Problem =>
Extract everything from the first line through the line with "fig = plt.figure(figsize=(W", both ends included, except for any pictures.
◇ ◇ ◇ ◇ ◇
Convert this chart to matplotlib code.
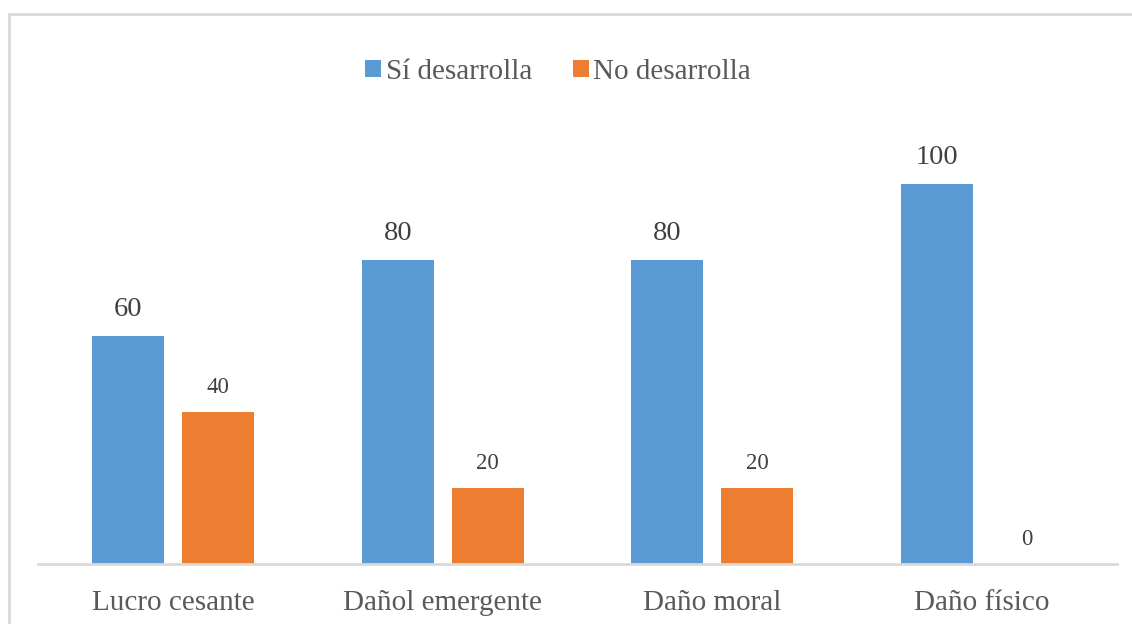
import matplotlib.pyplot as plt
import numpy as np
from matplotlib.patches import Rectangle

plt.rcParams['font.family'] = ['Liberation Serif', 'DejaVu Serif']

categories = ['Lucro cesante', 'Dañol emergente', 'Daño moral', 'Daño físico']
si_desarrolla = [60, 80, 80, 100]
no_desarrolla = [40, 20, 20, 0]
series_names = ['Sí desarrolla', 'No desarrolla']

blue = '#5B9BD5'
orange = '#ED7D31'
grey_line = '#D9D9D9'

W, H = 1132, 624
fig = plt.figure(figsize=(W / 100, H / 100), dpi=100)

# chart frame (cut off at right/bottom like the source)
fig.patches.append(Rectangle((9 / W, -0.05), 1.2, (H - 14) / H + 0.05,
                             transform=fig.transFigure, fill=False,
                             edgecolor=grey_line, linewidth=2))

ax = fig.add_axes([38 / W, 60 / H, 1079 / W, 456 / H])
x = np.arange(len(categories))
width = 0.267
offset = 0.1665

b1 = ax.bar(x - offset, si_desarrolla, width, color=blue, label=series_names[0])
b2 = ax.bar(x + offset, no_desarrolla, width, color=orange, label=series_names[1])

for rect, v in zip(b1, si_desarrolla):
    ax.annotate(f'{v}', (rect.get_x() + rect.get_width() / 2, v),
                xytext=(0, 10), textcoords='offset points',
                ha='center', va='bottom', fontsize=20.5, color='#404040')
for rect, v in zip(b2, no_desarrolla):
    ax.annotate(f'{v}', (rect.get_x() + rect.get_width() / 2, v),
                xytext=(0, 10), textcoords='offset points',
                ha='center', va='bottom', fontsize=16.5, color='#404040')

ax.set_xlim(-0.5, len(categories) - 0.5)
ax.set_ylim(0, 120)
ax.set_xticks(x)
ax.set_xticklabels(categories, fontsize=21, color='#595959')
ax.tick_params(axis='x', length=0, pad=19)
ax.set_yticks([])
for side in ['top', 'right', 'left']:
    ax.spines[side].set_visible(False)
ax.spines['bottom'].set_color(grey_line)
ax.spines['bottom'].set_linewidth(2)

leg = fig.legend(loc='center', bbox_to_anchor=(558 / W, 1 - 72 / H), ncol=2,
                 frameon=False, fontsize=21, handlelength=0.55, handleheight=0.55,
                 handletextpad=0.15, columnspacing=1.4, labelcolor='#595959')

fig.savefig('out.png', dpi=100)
◇ ◇ ◇ ◇ ◇
Result of the exercise =>
Convert this chart to matplotlib code.
import matplotlib.pyplot as plt
import numpy as np
from matplotlib.patches import Rectangle

plt.rcParams['font.family'] = ['Liberation Serif', 'DejaVu Serif']

categories = ['Lucro cesante', 'Dañol emergente', 'Daño moral', 'Daño físico']
si_desarrolla = [60, 80, 80, 100]
no_desarrolla = [40, 20, 20, 0]
series_names = ['Sí desarrolla', 'No desarrolla']

blue = '#5B9BD5'
orange = '#ED7D31'
grey_line = '#D9D9D9'

W, H = 1132, 624
fig = plt.figure(figsize=(W / 100, H / 100), dpi=100)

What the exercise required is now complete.